SOURCE EXCERPT:
════════════════════
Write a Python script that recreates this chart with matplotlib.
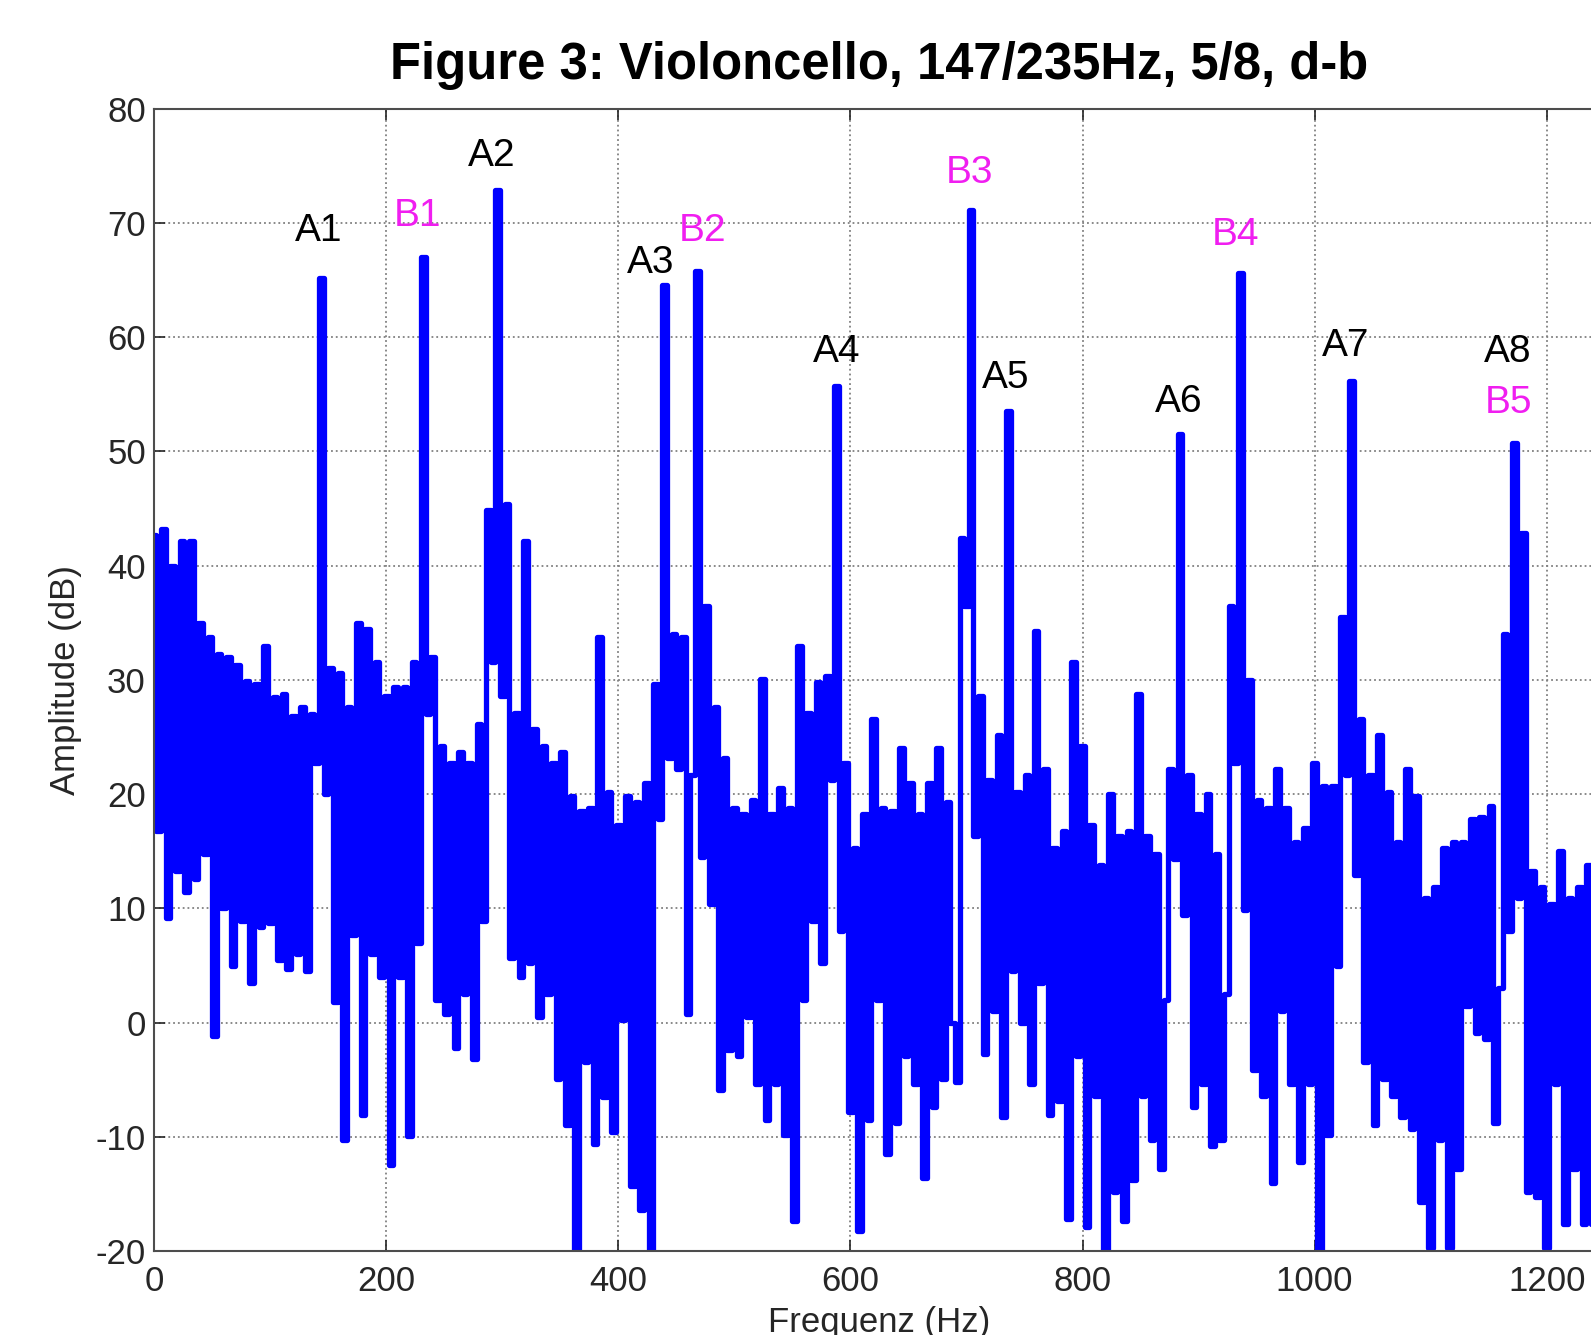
import matplotlib
matplotlib.use("Agg")
import matplotlib.pyplot as plt
import numpy as np

plt.rcParams['font.family'] = ['Liberation Sans', 'DejaVu Sans']
plt.rcParams['axes.unicode_minus'] = False

# spectrum, one value every 4 Hz (0 .. 1240 Hz)
freq_hz = np.arange(0, 1244, 4)
amp_db = [
    42.7, 16.8, 43.2, 9.2, 40.0, 13.3, 42.2, 11.4, 42.2, 12.6,      # 0
    35.0, 14.8, 33.8, -1.2, 32.3, 10.0, 32.0, 5.0, 31.3, 8.9,       # 40
    29.9, 3.5, 29.6, 8.4, 33.0, 8.7, 28.5, 5.5, 28.8, 4.7,          # 80
    26.8, 6.0, 27.6, 4.5, 27.0, 22.7, 65.2, 20.0, 31.0, 1.8,        # 120
    30.6, -10.3, 27.6, 7.7, 35.0, -8.1, 34.5, 6.0, 31.6, 4.0,       # 160
    28.6, -12.5, 29.4, 4.0, 29.4, -9.9, 31.6, 7.0, 67.0, 27.0,      # 200
    32.0, 2.0, 24.2, 0.8, 22.7, -2.2, 23.7, 2.5, 22.7, -3.2,        # 240
    26.1, 8.9, 44.9, 31.6, 72.9, 28.6, 45.4, 5.7, 27.1, 4.0,        # 280
    42.2, 5.2, 25.7, 0.5, 24.2, 2.5, 22.7, -4.9, 23.7, -9.0,        # 320
    19.8, -22.0, 18.5, -3.4, 18.8, -10.6, 33.8, -6.5, 20.2, -9.6,   # 360
    17.3, 0.2, 19.8, -14.3, 19.3, -16.4, 21.0, -22.0, 29.6, 17.8,   # 400
    64.6, 23.2, 34.0, 22.2, 33.8, 0.8, 21.7, 65.8, 14.5, 36.5,      # 440
    10.4, 27.6, -5.9, 23.2, -2.4, 18.8, -2.9, 18.3, 0.5, 19.5,      # 480
    -5.4, 30.1, -8.5, 18.3, -5.4, 20.5, -9.8, 18.8, -17.4, 33.0,    # 520
    2.0, 27.1, 8.9, 29.8, 5.2, 30.3, 21.2, 55.7, 8.0, 22.7,         # 560
    -7.8, 15.3, -18.2, 18.3, -8.5, 26.6, 2.0, 18.8, -11.5, 18.5,    # 600
    -8.8, 24.0, -2.9, 21.0, -5.4, 18.3, -13.6, 21.0, -7.4, 24.0,    # 640
    -4.9, 19.3, 0.0, -5.2, 42.4, 36.5, 71.1, 16.3, 28.6, -2.7,      # 680
    21.2, 1.0, 25.2, -8.3, 53.5, 4.5, 20.2, 0.0, 21.7, -5.4,        # 720
    34.3, 3.5, 22.2, -8.1, 15.3, -6.9, 16.8, -17.2, 31.6, -2.9,     # 760
    24.2, -17.9, 17.3, -6.4, 13.8, -22.0, 20.0, -14.8, 16.3, -17.4, # 800
    16.8, -13.8, 28.8, -6.4, 16.3, -10.3, 14.8, -12.8, 2.0, 22.2,   # 840
    14.3, 51.5, 9.4, 21.7, -7.4, 18.3, -5.4, 20.0, -10.8, 14.8,     # 880
    -10.3, 2.5, 36.5, 22.7, 65.6, 9.9, 30.0, -4.1, 19.5, -6.4,      # 920
    18.8, -14.0, 22.2, 1.0, 18.8, -5.4, 15.8, -12.2, 17.0, -5.4,    # 960
    22.7, -22.0, 20.7, -9.8, 20.7, 5.0, 35.5, 21.7, 56.2, 12.9,     # 1000
    26.6, -3.4, 21.7, -9.0, 25.2, -4.9, 20.2, -6.4, 15.8, -8.3,     # 1040
    22.2, -9.3, 19.8, -15.7, 10.9, -19.7, 11.9, -10.3, 15.3, -19.7, # 1080
    15.8, -12.8, 15.8, 1.5, 17.8, -0.9, 18.0, -1.4, 19.0, -8.8,     # 1120
    3.0, 34.0, 8.0, 50.7, 10.9, 42.9, -14.8, 13.3, -15.3, 11.9,     # 1160
    -19.7, 10.4, -5.4, 15.0, -17.6, 10.9, -12.8, 11.9, -17.6, 13.8, # 1200
    -17.6,                                                          # 1240
]

# peak labels (A = string 1, B = string 2)
peak_labels = ['A1', 'B1', 'A2', 'A3', 'B2', 'A4', 'B3', 'A5', 'A6', 'B4', 'A7', 'A8', 'B5']
label_x = [142, 227, 291, 428, 473, 588, 703, 734, 883, 932, 1027, 1166, 1167]
label_y = [69.3, 70.6, 75.9, 66.5, 69.3, 58.7, 74.4, 56.4, 54.3, 68.9, 59.2, 58.7, 54.2]

xticks = [0, 200, 400, 600, 800, 1000, 1200]
yticks = list(range(-20, 81, 10))

fig = plt.figure(figsize=(15.91, 13.35), dpi=100)
ax = fig.add_axes([0.0969, 0.0628, 0.9482, 0.8558])

ax.plot(freq_hz, amp_db, color='#0000FF', linewidth=3.8, drawstyle='steps-mid')

for lab, x, y in zip(peak_labels, label_x, label_y):
    col = 'black' if lab.startswith('A') else '#F01EF0'
    ax.text(x, y, lab, color=col, fontsize=28, ha='center', va='center')

ax.set_xticks(xticks)
ax.set_yticks(yticks)
ax.set_xlim(0, 1300)
ax.set_ylim(-20, 80)
ax.grid(True, linestyle=':', color='0.5', linewidth=1.3)
ax.tick_params(direction='in', top=True, right=True, length=8, width=1.2,
               labelsize=25, colors='0.15')
ax.tick_params(axis='x', pad=10)
ax.tick_params(axis='y', pad=6)
for s in ax.spines.values():
    s.set_color('0.3')
    s.set_linewidth(1.5)

ax.set_ylabel('Amplitude (dB)', fontsize=25, color='0.15')
ax.yaxis.set_label_coords(-0.048, 0.5)
ax.set_xlabel('Frequenz (Hz)', fontsize=25, color='0.15')
ax.xaxis.set_label_coords(0.4805, -0.048)

fig.text(0.5525, 0.9408, 'Figure 3: Violoncello, 147/235Hz, 5/8, d-b',
         fontsize=36.5, fontweight='bold', ha='center', va='baseline')

fig.savefig('out.png', dpi=100)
════════════════════
STATED EXERCISE:
Up to and including the line containing "plt.rcParams['axes.unicode_minus'] = False", repeat every line from the start of the data, but none of the pictures.

FINAL ANSWER:
Write a Python script that recreates this chart with matplotlib.
import matplotlib
matplotlib.use("Agg")
import matplotlib.pyplot as plt
import numpy as np

plt.rcParams['font.family'] = ['Liberation Sans', 'DejaVu Sans']
plt.rcParams['axes.unicode_minus'] = False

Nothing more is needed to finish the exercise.